The memo was supposed to head off efforts by some Republicans to push for personal accounts, without any benefit cuts. But its wide circulation has been a gift to Democratic opponents of Bush's Social Security initiative, congressional aides from both parties said.

"Social Security is America's promise to those who work hard and play by the rules that their retirement will be secure," Senate Minority Leader Harry M. Reid (D-Nev.) said in a statement. "If, as this private memo indicates, the President is intent on breaking this promise -- and his own public pledge -- by cutting benefits, he needs to stand up and tell the American people himself about his plan, when it will go into effect, who will be affected and how much benefits will be cut."

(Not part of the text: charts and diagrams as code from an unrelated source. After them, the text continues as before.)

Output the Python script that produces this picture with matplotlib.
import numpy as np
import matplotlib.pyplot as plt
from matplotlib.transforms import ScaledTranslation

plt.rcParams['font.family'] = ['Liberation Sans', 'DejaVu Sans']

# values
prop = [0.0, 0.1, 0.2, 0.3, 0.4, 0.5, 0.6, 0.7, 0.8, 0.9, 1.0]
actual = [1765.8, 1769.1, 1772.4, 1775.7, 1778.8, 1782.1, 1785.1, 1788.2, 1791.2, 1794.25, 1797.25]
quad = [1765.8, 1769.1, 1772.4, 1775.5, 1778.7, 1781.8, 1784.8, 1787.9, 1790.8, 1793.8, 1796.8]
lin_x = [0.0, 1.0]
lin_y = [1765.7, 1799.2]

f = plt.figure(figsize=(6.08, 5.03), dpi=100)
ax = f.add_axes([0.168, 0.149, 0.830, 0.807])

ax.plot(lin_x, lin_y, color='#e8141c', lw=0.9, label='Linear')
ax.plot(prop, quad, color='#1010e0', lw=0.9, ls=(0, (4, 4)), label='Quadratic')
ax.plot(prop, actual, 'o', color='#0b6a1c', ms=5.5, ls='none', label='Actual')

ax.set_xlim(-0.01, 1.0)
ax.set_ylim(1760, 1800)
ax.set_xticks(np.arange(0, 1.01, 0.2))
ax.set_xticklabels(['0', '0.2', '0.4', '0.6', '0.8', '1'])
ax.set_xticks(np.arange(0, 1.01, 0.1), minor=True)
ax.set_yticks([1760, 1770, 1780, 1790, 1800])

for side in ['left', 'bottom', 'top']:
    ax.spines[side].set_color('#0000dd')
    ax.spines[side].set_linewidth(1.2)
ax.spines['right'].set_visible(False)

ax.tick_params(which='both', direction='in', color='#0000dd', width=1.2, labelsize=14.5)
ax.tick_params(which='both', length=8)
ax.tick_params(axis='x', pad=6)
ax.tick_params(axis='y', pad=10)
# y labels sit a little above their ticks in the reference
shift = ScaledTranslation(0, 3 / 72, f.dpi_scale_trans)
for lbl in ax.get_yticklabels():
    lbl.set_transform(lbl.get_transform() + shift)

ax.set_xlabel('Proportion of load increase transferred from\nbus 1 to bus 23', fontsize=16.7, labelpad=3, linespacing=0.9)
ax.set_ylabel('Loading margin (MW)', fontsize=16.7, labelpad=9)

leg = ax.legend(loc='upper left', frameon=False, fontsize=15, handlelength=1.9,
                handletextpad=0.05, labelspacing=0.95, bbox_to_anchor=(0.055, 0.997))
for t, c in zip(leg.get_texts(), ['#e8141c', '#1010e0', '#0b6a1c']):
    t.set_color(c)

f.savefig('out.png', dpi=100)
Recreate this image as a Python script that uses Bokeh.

"The real face of the Republicans' Social Security 'reform' agenda: First, scare. Second, cut. Third, privatize. Now that's a reform agenda," Rep. Rahm Emanuel (D-Ill.), a House Ways and Means Committee member, said in a statement.

"It's not an ideal start," said a former White House official who maintains strong contacts with Bush's staff.

In yesterday's meeting, Bush promised to visit many districts to explain what he sees as the Social Security crisis and to discuss his solution, according to a House GOP leadership aide who was briefed about the meeting. Lawmakers warned Bush that he had has to explain the problem better before floating controversial solutions such as benefit cuts.